Return a copy of every line in the records that includes the word "this".

» Stored data
----

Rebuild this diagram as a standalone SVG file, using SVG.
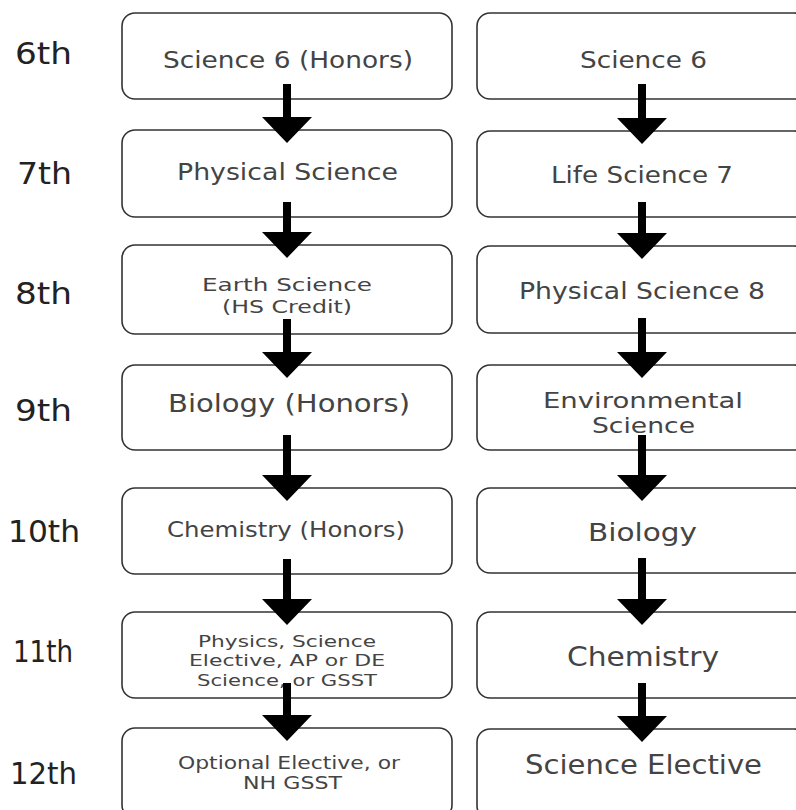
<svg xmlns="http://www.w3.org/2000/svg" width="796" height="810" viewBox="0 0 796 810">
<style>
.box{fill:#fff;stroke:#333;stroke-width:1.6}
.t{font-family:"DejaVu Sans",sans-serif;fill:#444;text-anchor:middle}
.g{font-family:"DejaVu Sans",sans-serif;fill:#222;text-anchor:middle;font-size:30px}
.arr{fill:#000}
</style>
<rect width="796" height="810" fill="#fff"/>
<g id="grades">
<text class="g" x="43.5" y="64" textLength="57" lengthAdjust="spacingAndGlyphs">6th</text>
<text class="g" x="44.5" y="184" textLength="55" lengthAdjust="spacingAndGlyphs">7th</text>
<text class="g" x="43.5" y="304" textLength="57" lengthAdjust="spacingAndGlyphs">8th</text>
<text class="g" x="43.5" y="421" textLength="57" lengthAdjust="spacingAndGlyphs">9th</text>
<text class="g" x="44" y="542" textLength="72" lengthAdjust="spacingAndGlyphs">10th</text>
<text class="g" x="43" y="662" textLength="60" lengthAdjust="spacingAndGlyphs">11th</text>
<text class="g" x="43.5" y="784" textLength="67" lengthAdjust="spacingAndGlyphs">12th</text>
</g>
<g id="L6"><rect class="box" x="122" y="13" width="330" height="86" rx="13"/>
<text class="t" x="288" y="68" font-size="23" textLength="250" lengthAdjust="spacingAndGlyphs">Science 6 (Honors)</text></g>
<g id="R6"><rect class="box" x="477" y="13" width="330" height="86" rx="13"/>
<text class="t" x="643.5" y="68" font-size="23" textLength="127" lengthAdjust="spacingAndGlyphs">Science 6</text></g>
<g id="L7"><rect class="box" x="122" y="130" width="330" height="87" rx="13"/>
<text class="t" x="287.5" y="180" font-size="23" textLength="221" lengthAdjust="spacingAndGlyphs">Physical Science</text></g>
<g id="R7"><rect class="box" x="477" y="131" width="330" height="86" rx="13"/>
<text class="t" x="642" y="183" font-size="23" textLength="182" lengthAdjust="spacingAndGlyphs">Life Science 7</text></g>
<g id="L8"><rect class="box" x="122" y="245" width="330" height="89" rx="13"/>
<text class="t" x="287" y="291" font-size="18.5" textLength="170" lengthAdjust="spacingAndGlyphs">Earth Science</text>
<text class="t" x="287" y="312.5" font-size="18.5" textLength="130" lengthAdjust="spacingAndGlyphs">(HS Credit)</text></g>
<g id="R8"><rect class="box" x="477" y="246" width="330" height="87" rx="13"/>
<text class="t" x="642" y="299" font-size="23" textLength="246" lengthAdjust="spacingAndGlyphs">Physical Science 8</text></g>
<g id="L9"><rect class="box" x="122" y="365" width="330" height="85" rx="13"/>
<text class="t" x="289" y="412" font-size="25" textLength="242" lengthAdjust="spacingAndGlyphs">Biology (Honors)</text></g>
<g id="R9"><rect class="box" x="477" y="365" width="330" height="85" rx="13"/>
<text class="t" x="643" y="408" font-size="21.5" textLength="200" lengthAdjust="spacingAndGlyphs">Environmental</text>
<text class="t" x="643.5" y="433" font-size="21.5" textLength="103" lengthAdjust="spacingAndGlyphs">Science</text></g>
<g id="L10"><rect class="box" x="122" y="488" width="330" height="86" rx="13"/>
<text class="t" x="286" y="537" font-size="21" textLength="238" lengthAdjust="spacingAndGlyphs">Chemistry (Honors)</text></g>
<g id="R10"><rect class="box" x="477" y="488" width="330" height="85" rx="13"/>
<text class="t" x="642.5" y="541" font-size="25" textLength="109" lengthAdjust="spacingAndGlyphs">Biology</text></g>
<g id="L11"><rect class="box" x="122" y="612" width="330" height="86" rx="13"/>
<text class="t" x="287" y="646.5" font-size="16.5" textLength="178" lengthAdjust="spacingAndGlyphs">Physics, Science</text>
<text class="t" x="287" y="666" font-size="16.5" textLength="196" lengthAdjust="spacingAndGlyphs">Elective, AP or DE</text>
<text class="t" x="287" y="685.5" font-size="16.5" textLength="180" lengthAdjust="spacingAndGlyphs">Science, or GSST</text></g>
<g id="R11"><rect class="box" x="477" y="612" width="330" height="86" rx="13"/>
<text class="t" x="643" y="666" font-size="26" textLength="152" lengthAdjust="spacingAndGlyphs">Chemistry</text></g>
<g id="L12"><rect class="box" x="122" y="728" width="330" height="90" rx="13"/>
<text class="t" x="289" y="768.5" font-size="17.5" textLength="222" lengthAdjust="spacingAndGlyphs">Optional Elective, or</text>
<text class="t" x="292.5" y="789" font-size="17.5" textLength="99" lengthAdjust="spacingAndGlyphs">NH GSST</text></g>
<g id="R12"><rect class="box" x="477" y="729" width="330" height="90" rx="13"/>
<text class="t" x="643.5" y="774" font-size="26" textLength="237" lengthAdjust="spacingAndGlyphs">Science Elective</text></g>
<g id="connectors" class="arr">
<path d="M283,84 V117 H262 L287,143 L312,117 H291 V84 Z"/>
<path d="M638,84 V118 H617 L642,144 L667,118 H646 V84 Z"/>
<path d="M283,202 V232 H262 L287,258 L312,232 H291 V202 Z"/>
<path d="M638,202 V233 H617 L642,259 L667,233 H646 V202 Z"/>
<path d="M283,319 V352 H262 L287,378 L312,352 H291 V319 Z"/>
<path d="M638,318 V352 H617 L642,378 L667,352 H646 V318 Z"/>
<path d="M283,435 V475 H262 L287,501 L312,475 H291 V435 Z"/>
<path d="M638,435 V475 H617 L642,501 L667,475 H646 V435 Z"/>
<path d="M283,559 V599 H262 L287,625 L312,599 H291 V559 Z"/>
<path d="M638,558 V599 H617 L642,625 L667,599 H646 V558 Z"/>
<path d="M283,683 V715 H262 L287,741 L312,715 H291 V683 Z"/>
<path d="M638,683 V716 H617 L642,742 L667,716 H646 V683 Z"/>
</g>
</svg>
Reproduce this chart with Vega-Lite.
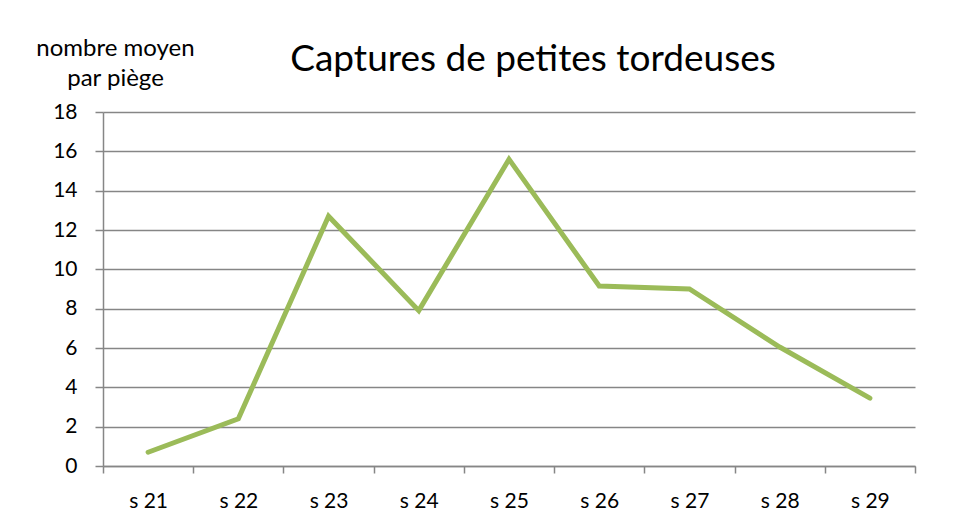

----

» Exercise answer
Rebuild this diagram as a standalone SVG file, using SVG.
Reproduce this chart with Vega-Lite.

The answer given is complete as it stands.